I have rarely met a woman with more knowledge and more wit. But alas, these brilliant qualities only bring her misfortune. For she has not learned to make her life agreeable to herself, as she could in her high position. On the contrary, this position contributes to making her unhappy. She knows no higher happiness than despotic rule while living in a country where the very phrase is a crime. In religious matters, she's a free thinker while the higher clergy of Sweden clutches to the letter of the bible. She openly admits to not being able to disguise herself, and since she does not love Sweden, she uses the most terrible phrases for this country. She is a deist, scorns priests and praises despotism, all of which in mockery of her Swedish entourage, who of course hasten to report all of this back home. She is arrogant, though she is kind on a personal level, as long as she doesn't believe one is lacking in the proper respect towards her. And the later is true for the entire diplomatic corps in Berlin in her eyes. (...) A for me, I lunch with her daily and I have to say, she's incredibly amiable on these occasions. But it does annoy people she rarely talks to women. She does treat her ladies rather haughtily. When the poor Countess Sinclair wanted to sit down opposite of her a few days ago, her majesty told her: "My dear, you are my daily bread, sit elsehwere."

In Ulrike's favour (for us, not for Lehndorff): Lehndorff notes she tries to reconcile Heinrich to Mina. Fat chance, alas. I should say something about Lehndorff & the wife of his dearest prince: for obvious reasons, he's never jealous and speaks only positively about her until Heinrich starts to ostracize her for real, and then our courtier basically shrugs and thinks, well, tough, but c'est la vie.

Lehndorff is the source for the big sibling "who was worse?" argument, which it turns out Ziebura rendered almost verbatim, only slightly paraphrased, in her biography, so I shan't repeat it here again (you already know my own paraphrase and have the upload from Ziebura). However, what she doesn't include are two direct sentences, one from Amalie, one from Heinrich, both in German. (Again, Lehndorff's diary itself is written in French, so when he suddenly goes into German, it means people are actually using German.) Given Heinrich pretended not to speak it at all, it is, of course, telling that when things heat up in dear old Wusterhausen, he and Amalie switch to German to really have a go at each other. It's also noteworthy that they use "du", whereas otherwise Fritz & siblings are vous-ing each other in their French correspondance. The sentences are:

Amalie: "Min mutter hät mi einmal so geärgert, det ich fast the schwere Rothe von gekriegt!"
Heinrich: "Ich wollte dass du sie noch hättest weil du so übel von deiner Mutter sprichst!"
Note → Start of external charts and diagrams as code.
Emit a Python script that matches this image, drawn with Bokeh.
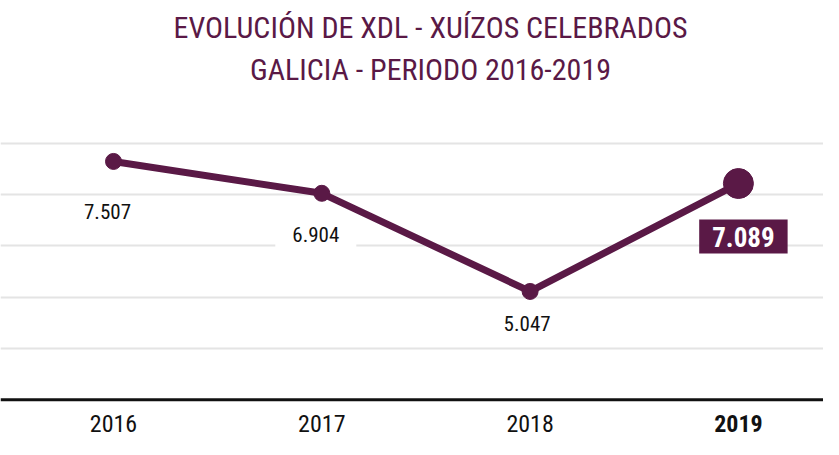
from bokeh.plotting import figure
from bokeh.models import Range1d, Span, FixedTicker, Label
from bokeh.core.properties import value
from bokeh.embed import file_html
from bokeh.resources import INLINE

# ---- data ----
years = [2016, 2017, 2018, 2019]
year_labels = ["2016", "2017", "2018", "2019"]
celebrated = [7507, 6904, 5047, 7089]
grid_values = [3970, 4940, 5910, 6880, 7850]
baseline_value = 3000
title_lines = ["EVOLUCIÓN DE XDL - XUÍZOS CELEBRADOS", "GALICIA - PERIODO 2016-2019"]

value_labels = [f"{v:,}".replace(",", ".") for v in celebrated]

# ---- style ----
PURPLE = "#5a1946"
FONT = "Roboto Condensed, DejaVu Sans Condensed, Roboto"
label_dy = [50, 41, 32, 53]
label_dx = [-6, -6, -3, 5]

p = figure(width=823, height=439, output_backend="svg", toolbar_location=None,
           x_range=Range1d(2015.4575, 2019.4085), y_range=Range1d(2246, 10552),
           x_axis_location=None, y_axis_location=None, min_border=0,
           outline_line_color=None, background_fill_color="white",
           border_fill_color="white")

p.xgrid.visible = False
p.ygrid.ticker = FixedTicker(ticks=grid_values)
p.ygrid.grid_line_color = "#e4e4e4"
p.ygrid.grid_line_width = 2

p.add_layout(Span(location=baseline_value, dimension="width",
                  line_color="#111111", line_width=3))

p.line(years, celebrated, line_color=PURPLE, line_width=7, line_join="round")
p.scatter(years[:3], celebrated[:3], size=16, color=PURPLE)
p.scatter(years[3:], celebrated[3:], size=30, color=PURPLE)

p.text(x=years[:3], y=celebrated[:3], text=value_labels[:3],
       x_offset=label_dx[:3], y_offset=label_dy[:3],
       text_align="center", text_baseline="middle",
       text_font=value(FONT), text_font_size="21px", text_color="#111111",
       background_fill_color="white", padding=(17, 7))

p.text(x=years[3:], y=celebrated[3:], text=value_labels[3:],
       x_offset=label_dx[3:], y_offset=label_dy[3:],
       text_align="center", text_baseline="middle",
       text_font=value(FONT), text_font_size="27px", text_font_style="bold",
       text_color="white", background_fill_color=PURPLE, padding=(13, 7))

p.text(x=years[:3], y=[baseline_value] * 3, text=year_labels[:3],
       y_offset=24, text_align="center", text_baseline="middle",
       text_font=value(FONT), text_font_size="24px", text_color="#111111")
p.text(x=years[3:], y=[baseline_value], text=year_labels[3:],
       y_offset=24, text_align="center", text_baseline="middle",
       text_font=value(FONT), text_font_size="24px", text_font_style="bold",
       text_color="#111111")

for i, line in enumerate(title_lines):
    p.add_layout(Label(x=430, y=439 - 27 - 42 * i, x_units="screen", y_units="screen",
                       text=line, text_align="center", text_baseline="middle",
                       text_font=FONT, text_font_size="30px", text_color=PURPLE))

open("out.html", "w").write(file_html(p, INLINE))
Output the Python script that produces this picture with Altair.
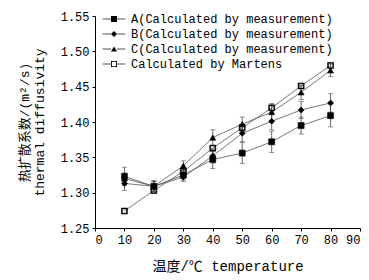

(Amalie - in nothern German dialect, btw - "My mother once so upset me that I nearly got smallpox!"
Heinrich : I wish you did if you talk so badly about your mother!")
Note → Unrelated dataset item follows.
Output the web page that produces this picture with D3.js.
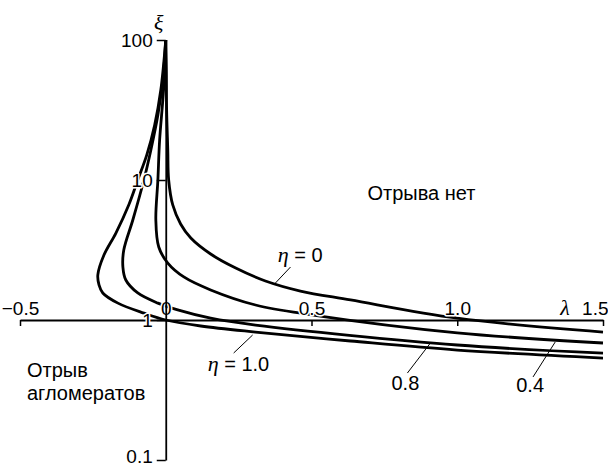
<!DOCTYPE html>
<html>
<head>
<meta charset="utf-8">
<script src="https://d3js.org/d3.v7.min.js"></script>
<style>
    body{margin:0;background:#fff;}
    svg{display:block;}
    text{font-family:"Liberation Sans",Arial,sans-serif;fill:#000;}
    .greek{font-family:"Liberation Serif","Times New Roman",serif;font-style:italic;}
    .halo{paint-order:stroke;stroke:#fff;stroke-width:3px;stroke-linejoin:round;}
</style>
</head>
<body>
<div id="chart"></div>
<script>

// axis ticks
var lambdaTicks = [-0.5, 0, 0.5, 1.0, 1.5]
var lambdaTickLabels = ["\u22120.5", "0", "0.5", "1.0", "1.5"]
var xiTicks = [0.1, 1, 10, 100]
var xiTickLabels = ["0.1", "1", "10", "100"]

// curves (top to bottom)
var etaValues = [0, 0.4, 0.8, 1.0]

var lambdaEta0 = [0, 0.002, 0.003, 0.007, 0.010, 0.024, 0.051, 0.086, 0.154, 0.240, 0.342, 0.462, 0.634, 1.0, 1.5]
var xiEta0     = [100, 61.1, 31.6, 16.4, 10, 6.63, 4.85, 3.85, 2.96, 2.35, 1.90, 1.61, 1.39, 1.03, 0.82]

var lambdaEta04 = [0, -0.003, -0.010, -0.021, -0.027, -0.034, -0.024, 0.007, 0.062, 0.154, 0.308, 0.5, 1.0, 1.5]
var xiEta04     = [100, 61.1, 37.3, 19.3, 10, 5.18, 3.32, 2.55, 2.03, 1.64, 1.28, 1.09, 0.81, 0.685]

var lambdaEta08 = [0, -0.010, -0.027, -0.051, -0.075, -0.113, -0.144, -0.147, -0.137, -0.096, -0.027, 0.041, 0.154, 0.308, 1.0, 1.5]
var xiEta08     = [100, 51.8, 29.1, 16.4, 10, 5.18, 3.16, 2.39, 1.93, 1.56, 1.32, 1.18, 1.03, 0.92, 0.663, 0.58]

var lambdaEta10 = [0, -0.017, -0.038, -0.065, -0.096, -0.127, -0.171, -0.212, -0.233, -0.229, -0.216, -0.164, -0.075, 0, 0.12, 0.308, 0.634, 1.0, 1.5]
var xiEta10     = [100, 43.9, 24.7, 15.1, 10, 6.63, 4.18, 2.91, 2.10, 1.78, 1.56, 1.32, 1.12, 1.0, 0.906, 0.82, 0.708, 0.61, 0.535]

var curves = [
    {eta: etaValues[0], lam: lambdaEta0, xi: xiEta0},
    {eta: etaValues[1], lam: lambdaEta04, xi: xiEta04},
    {eta: etaValues[2], lam: lambdaEta08, xi: xiEta08},
    {eta: etaValues[3], lam: lambdaEta10, xi: xiEta10}
]

var width = 608
var height = 469

var xScale = d3.scaleLinear().domain([-0.5, 1.5]).range([20, 603])
var yScale = d3.scaleLog().domain([0.1, 100]).range([460, 40])

var svg = d3.select("#chart")
    .append("svg")
    .attr("width", width)
    .attr("height", height)

svg.append("rect").attr("width", width).attr("height", height).attr("fill", "#fff")

// curves
var line = d3.line()
    .x(function(d){ return xScale(d[0]) })
    .y(function(d){ return yScale(d[1]) })
    .curve(d3.curveCatmullRom.alpha(0.5))

svg.selectAll(".curve")
    .data(curves)
    .enter()
    .append("path")
    .attr("class", "curve")
    .attr("d", function(c){
        return line(c.lam.map(function(l, i){ return [l, c.xi[i]] }))
    })
    .attr("fill", "none")
    .attr("stroke", "#000")
    .attr("stroke-width", 2.8)

// x axis at xi = 1
var xAxis = d3.axisBottom(xScale)
    .tickValues(lambdaTicks)
    .tickFormat(function(d, i){ return lambdaTickLabels[i] })
    .tickSize(6)
    .tickSizeOuter(0)

var gx = svg.append("g")
    .attr("transform", "translate(0," + yScale(1) + ")")
    .call(xAxis)
gx.select(".domain").attr("stroke-width", 1.8)
gx.selectAll(".tick line").attr("stroke-width", 1.5)
gx.selectAll(".tick text")
    .attr("y", -5)
    .attr("dy", 0)
    .attr("class", "halo")
    .style("font-size", "19px")
    .style("font-family", "'Liberation Sans',Arial,sans-serif")
gx.selectAll(".tick").filter(function(d){ return d === 1.5 })
    .select("text").attr("text-anchor", "end").attr("x", 5)
gx.selectAll(".tick").filter(function(d){ return d === 0 })
    .select("line").remove()

// y axis at lambda = 0
var yAxis = d3.axisLeft(yScale)
    .tickValues(xiTicks)
    .tickFormat(function(d, i){ return xiTickLabels[i] })
    .tickSize(9)
    .tickSizeOuter(0)
    .tickPadding(4)

var gy = svg.append("g")
    .attr("transform", "translate(" + xScale(0) + ",0)")
    .call(yAxis)
gy.select(".domain").attr("stroke-width", 1.8)
gy.selectAll(".tick line").attr("stroke-width", 1.5)
gy.selectAll(".tick text")
    .attr("class", "halo")
    .style("font-size", "19px")
    .style("font-family", "'Liberation Sans',Arial,sans-serif")
// lowest label sits on the bottom edge, pull it up a touch
gy.selectAll(".tick").filter(function(d){ return d === 0.1 })
    .select("text").attr("dy", "0.12em")

// axis names
svg.append("text")
    .attr("class", "greek")
    .attr("x", xScale(0) - 7)
    .attr("y", 30)
    .attr("text-anchor", "middle")
    .style("font-size", "22px")
    .text("\u03be")

svg.append("text")
    .attr("class", "greek")
    .attr("x", xScale(1.37))
    .attr("y", yScale(1) - 5)
    .attr("text-anchor", "middle")
    .style("font-size", "22px")
    .text("\u03bb")

// curve labels with leader lines
var leaders = [
    {from: [0.428, 2.39], to: [0.370, 1.78]},
    {from: [0.298, 0.781], to: [0.233, 0.581]},
    {from: [0.908, 0.685], to: [0.829, 0.418]},
    {from: [1.336, 0.696], to: [1.260, 0.392]}
]
svg.selectAll(".leader")
    .data(leaders)
    .enter()
    .append("line")
    .attr("class", "leader")
    .attr("x1", function(d){ return xScale(d.from[0]) })
    .attr("y1", function(d){ return yScale(d.from[1]) })
    .attr("x2", function(d){ return xScale(d.to[0]) })
    .attr("y2", function(d){ return yScale(d.to[1]) })
    .attr("stroke", "#000")
    .attr("stroke-width", 1)

function etaLabel(lam, xi, value){
    var t = svg.append("text")
        .attr("x", xScale(lam))
        .attr("y", yScale(xi))
        .style("font-size", "20px")
    t.append("tspan").attr("class", "greek").style("font-size", "22px").text("\u03b7")
    t.append("tspan").text(" = " + value)
}
etaLabel(0.384, 2.60, "0")
etaLabel(0.144, 0.432, "1.0")

svg.append("text")
    .attr("x", xScale(0.822))
    .attr("y", yScale(0.316))
    .attr("text-anchor", "middle")
    .style("font-size", "20px")
    .text("0.8")

svg.append("text")
    .attr("x", xScale(1.25))
    .attr("y", yScale(0.306))
    .attr("text-anchor", "middle")
    .style("font-size", "20px")
    .text("0.4")

// region labels
svg.append("text")
    .attr("x", xScale(0.692))
    .attr("y", yScale(7.2))
    .style("font-size", "20px")
    .text("Отрыва  нет")

var sep = svg.append("text")
    .attr("x", 27)
    .attr("y", 377)
    .style("font-size", "20px")
sep.append("tspan").attr("x", 27).text("Отрыв")
sep.append("tspan").attr("x", 27).attr("dy", 23).text("агломератов")

</script>
</body>
</html>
But that exchange is the only thing Ziebura did not quote. Oh, and Mildred, you wondered whether Fritz heard about the big argument, and whether he had anything to say to Amalie about her stand: Lehndorff doesn't tell, but he does mention being bewildered Fritz gives Amalie another 5000 Taler as a present about a week later. (In general, one gets the impression that after Wilhelmine's death, Amalie got promoted to favourite sister, much to Charlotte's and Ulrike's Frustration.)

Re: Ulrike's visit in Rheinsberg, things are relaxed enough that she shows up in her morning gown instead of in full regal robes all of the time. Lehndorff reports on the festivities (including that Mara and Schmeling to a lot of musical numbers together), but doesn't clue into the budding Mara/Schmeling affair until afterwards. Last but one quote, representative of Lehndorff's takes on Heinrich's boyfriends in general:

Another matter which amazed me was that Prince Heinrich finally decided to fire the infamous Mara, who had such influence on him. He was the son of a local poor musician and was educated as a boy through the benevolence of the late Prince of Prussia who financed his study of music, at which he soon made great progress. After the death of this prince, Prince Heinrich took him into his service. Despite Mara playing pranks all the time, but Prince Heinrich in consideration of his great talents was lenient. Mara possesses a vivacious, passionate temper, and not fourteen days passed without him arguing with the Prince who nonetheless treated him leniently, which spoiled him completely. Four years ago, he already left the Prince once already and went to Paris, and the Prince not only paid for his journey but allowed him to come back upon his return. Last winter, Mara left him once already, and in order to win him back, the Prince had to concede him the greatest privileges. Thus Mara was allowed to get as many meals as he wanted and for as many people as he wanted from the kitchen, he had a courtly equipage, he had a large apartment in the Prince's town residence, in which he was allowed to install Fräulein Schmeling, our first singer, of whom he is enamored. This still wasn't enough for him, and he behaved so badly that the prince finally sent him away.

One can see why Fritz was able to predict Mara was not great husband material....On the bright side, Lehndorff considers the Mara news as a signal he should visit Rheinsberg again, for:

I travel to Rheinsberg. The joy of coming to such a beautiful place and to the amiable lord of it make the long tedious journey bearable. (...) Here, I lead a delicious life. No one on earth can make himself so agreable in day to day living with him as the Prince. Despite us usually being only four at the table - the Prince, myself, Lodwig Wreech and Baron Knyphausen - time flies and we rarely separate before one in the morning. At always spirited conversation, music, painting and reading time flies so pleasantly that one is full of regret to find it did, finally, end.

I hear you, Lehndorff. And thus I conclude, too, my write ups from your diaries. You probably did the right thing at finally calling it quits with the Hohenzollern court, but I must say, I shall miss you!